The New Yorker, “The Anarchist Who Authored the Mexican Revolution”

By Geraldo Cadava, October 5, 2022

In 1901, Ricardo Flores Magón, a journalist and political dissident in his late twenties, stood on the stage at Teatro de la Paz, in San Luis Potosí, Mexico, and denounced President Porfirio Díaz. “The Díaz administration is a den of thieves!” he shouted—not once, not twice, but three times. The crowd of anti-Díaz liberals sat in disbelief. They may have agreed with the sentiment: Díaz had stolen from too many Mexicans their land, rights, and wages. But they hadn’t heard it expressed so brazenly. At first, they hissed. Eventually, they stomped their feet and clapped loudly. The man who had convened the gathering, Camilo Arriaga, an admirer of European critics of capitalism and state power such as Karl Marx and Mikhail Bakunin, asked himself, “Where is this man taking us?”

At the time of the gathering in San Luis Potosí, Mexico was a tinderbox.

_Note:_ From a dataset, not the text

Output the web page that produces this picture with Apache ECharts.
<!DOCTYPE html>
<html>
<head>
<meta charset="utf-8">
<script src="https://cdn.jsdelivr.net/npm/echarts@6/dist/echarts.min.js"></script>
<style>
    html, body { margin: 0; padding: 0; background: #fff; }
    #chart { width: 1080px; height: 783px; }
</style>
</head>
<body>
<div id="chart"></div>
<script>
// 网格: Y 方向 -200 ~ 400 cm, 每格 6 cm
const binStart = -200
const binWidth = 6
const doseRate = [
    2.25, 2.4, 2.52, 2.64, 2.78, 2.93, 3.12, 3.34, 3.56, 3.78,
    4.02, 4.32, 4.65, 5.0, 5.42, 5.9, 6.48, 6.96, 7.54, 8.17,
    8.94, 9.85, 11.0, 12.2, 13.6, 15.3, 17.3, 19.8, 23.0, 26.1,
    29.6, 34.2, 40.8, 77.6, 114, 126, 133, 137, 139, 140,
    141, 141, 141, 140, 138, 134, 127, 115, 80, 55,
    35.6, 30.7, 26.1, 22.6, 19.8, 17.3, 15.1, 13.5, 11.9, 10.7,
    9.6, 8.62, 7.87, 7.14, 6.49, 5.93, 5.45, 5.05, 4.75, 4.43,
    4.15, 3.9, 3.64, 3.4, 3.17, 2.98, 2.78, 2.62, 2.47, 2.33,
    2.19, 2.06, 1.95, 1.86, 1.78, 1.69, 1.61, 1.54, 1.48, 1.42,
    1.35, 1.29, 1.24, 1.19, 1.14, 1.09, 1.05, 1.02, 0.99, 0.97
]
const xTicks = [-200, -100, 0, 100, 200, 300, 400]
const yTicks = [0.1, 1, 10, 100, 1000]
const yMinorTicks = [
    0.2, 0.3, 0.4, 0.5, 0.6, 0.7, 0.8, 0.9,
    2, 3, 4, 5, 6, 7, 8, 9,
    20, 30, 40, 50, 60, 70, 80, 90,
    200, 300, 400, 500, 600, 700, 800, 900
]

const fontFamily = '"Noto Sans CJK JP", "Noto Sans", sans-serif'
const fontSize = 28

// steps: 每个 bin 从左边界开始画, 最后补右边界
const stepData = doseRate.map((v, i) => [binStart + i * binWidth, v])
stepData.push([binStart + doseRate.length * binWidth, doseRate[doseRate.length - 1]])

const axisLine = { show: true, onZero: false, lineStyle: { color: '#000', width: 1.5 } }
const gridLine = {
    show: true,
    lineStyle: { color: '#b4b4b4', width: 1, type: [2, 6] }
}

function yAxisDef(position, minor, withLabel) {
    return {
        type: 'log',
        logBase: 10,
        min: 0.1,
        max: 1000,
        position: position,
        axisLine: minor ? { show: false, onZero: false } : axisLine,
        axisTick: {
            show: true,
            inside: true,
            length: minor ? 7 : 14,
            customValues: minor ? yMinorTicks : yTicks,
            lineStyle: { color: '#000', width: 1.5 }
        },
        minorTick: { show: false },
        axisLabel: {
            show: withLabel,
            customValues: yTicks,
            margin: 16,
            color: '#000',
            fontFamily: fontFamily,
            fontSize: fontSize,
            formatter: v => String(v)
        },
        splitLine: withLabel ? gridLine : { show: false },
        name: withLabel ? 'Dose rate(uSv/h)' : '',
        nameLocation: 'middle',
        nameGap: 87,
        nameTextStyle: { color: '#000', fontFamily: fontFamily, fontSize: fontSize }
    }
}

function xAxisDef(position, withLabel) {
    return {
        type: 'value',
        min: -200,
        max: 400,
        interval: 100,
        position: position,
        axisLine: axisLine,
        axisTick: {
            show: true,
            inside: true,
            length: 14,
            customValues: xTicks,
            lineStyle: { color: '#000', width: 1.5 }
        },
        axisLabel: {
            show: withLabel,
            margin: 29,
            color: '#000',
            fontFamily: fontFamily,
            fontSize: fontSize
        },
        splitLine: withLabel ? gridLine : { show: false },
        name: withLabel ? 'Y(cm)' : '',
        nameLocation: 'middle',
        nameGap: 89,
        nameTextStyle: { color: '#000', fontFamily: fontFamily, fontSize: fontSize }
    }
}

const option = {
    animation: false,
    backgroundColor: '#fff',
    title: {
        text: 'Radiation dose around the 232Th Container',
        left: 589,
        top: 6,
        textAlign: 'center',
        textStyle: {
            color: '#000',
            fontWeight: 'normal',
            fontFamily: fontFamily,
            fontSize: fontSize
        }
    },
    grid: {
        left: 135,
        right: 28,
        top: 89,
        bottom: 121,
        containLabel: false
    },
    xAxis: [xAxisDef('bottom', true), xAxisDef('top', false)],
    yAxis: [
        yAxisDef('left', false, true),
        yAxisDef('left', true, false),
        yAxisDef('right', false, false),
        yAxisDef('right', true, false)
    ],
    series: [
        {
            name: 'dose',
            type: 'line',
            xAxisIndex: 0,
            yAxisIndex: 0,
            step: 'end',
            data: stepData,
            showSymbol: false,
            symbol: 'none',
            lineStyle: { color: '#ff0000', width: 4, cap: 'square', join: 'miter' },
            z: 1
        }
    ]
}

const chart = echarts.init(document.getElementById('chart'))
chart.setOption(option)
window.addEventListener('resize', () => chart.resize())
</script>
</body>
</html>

Díaz had held power for two decades with support from armed henchmen called rurales, spies listening for whispers of dissent, and powerful business and political interests in Mexico and the United States. Díaz had modernized and brought stability to a young nation that, prior to him, had more than thirty leaders in its first fifty years, but, because of his ruthless tactics, his opponents had worked to dethrone him from the early years of his Presidency.

Flores Magón’s family was not among them at first. His father had fought for Díaz, but by 1901, after Díaz had persuaded the Mexican Congress to alter the constitution to allow his continuous rule, Flores Magón and his brothers had become dissidents. Ricardo Flores Magón’s radicalism helped spark the Mexican Revolution. Liberal and radical intellectuals were some of his closest associates, and poor workers were his followers—the magonistas. He communicated with them through a newspaper that he founded in 1900, called Regeneración. At first, the newspaper stood against the corruption of those who propped up the Díaz regime, including police, lawyers, and judges, but by the end of the year, as Díaz was about to be sworn in for his fifth consecutive term, it took direct aim at Díaz himself. Dissidents across Mexico took notice, and Regeneración circulated widely, earning Flores Magón the invitation to speak in San Luis Potosí. Díaz was taking notice, too.